Blue Valley Songbird is a 1999 American musical drama television film directed by Richard A. Colla, written by Ken Carter and Annette Haywood-Carter, and starring Dolly Parton, John Terry, and Billy Dean. is based on the song from Parton's 1998 album Hungry Again. It was filmed in Nashville, Tennessee and originally premiered on Lifetime on November 1, 1999.

==Plot==
Country singer Leanna Taylor struggles to escape from her controlling manager/boyfriend Hank, as well as her troubled past. After turning to her guitarist Bobby, Leanna finally faces her past, including her estranged mother and the death of her father.

Through flashbacks, Leanna's father is shown to be an abusive and controlling man who would not allow Leanna to sing for anyone but himself, and once, viciously attacked a boy Leanna was playing with while, in the present, during this particular flashback, Hank attacks one of Leanna's musicians in a jealous rage. Leanna finds herself reliving painful memories of her controlling father, awakened by Hank's domineering behavior. In another flashback, Leanna's father threatens her after she hits him with a tire iron while he is physically abusing Leanna's mother. Leanna's mother eventually sent her off to Nashville where, free of her father, she joined a church choir.

In the end, Leanna is able to escape from Hank and reconcile with her mother before entering the studio to cut her first record. The film ends with Leanna singing "Blue Valley Songbird" in concert with Hank watching from the back of the room before leaving.

==Songs==
There was no official soundtrack released, but some songs are available on other Dolly releases as noted below.

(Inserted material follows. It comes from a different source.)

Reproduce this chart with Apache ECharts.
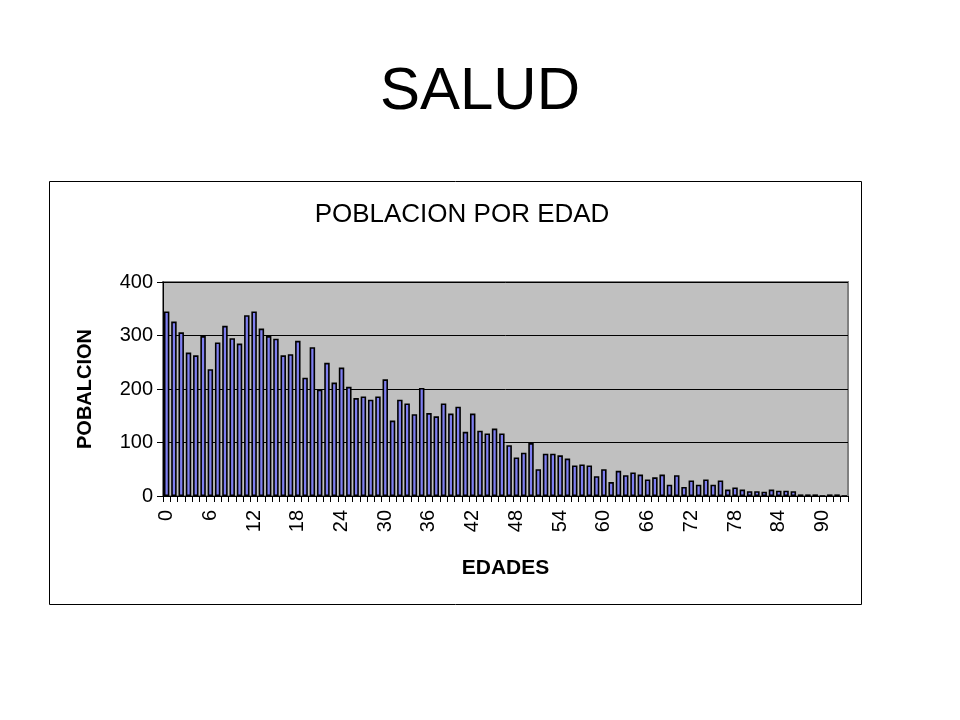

"Blue Valley Songbird" - Written and Performed by Dolly Parton

(available on the Hungry Again album)

"I Hope You're Never Happy" - Written by Dolly Parton

Performed by Dolly Parton featuring Billy Dean

(available on the Real Love album)

"Wildflowers" - Written and Performed by Dolly Parton

(available on the Trio album with Linda Ronstadt & Emmylou Harris)

"We Might Be In Love" - Written by Dolly Parton

Performed by Dolly Parton and Billy Dean

"My Blue Tears" - Written and Performed by Dolly Parton

(available on the Coat of Many Colors, Heartsongs and Little Sparrow albums)

"Runaway Feeling" - Written by Dolly Parton

Performed by Dolly Parton featuring Billy Dean

(available on the Eagle When She Flies album - Dolly only)

"Amazing Grace" - Written by John Newton

Performed by Dolly Parton

(available on the Precious Memories album)

"Angel Band" - (Traditional)

Performed by Dolly Parton

== Announced remake ==
In July 2021, Deadline reported that this film, alongside The Babysitter's Seduction, Sex, Lies & Obsession, Sex & Mrs. X, Santa Who?, A Different Kind of Christmas and over 100 other films in the Hearst Entertainment library was up for consideration to be remade by the library's IP holder, Lionsgate, alongside independent production and distribution company MarVista Entertainment. Both companies, who will jointly distribute these films, didn't elaborate on certain details, but claimed that the films will be made to target "digitally native audiences" and have set their sights on releasing them to a streaming service.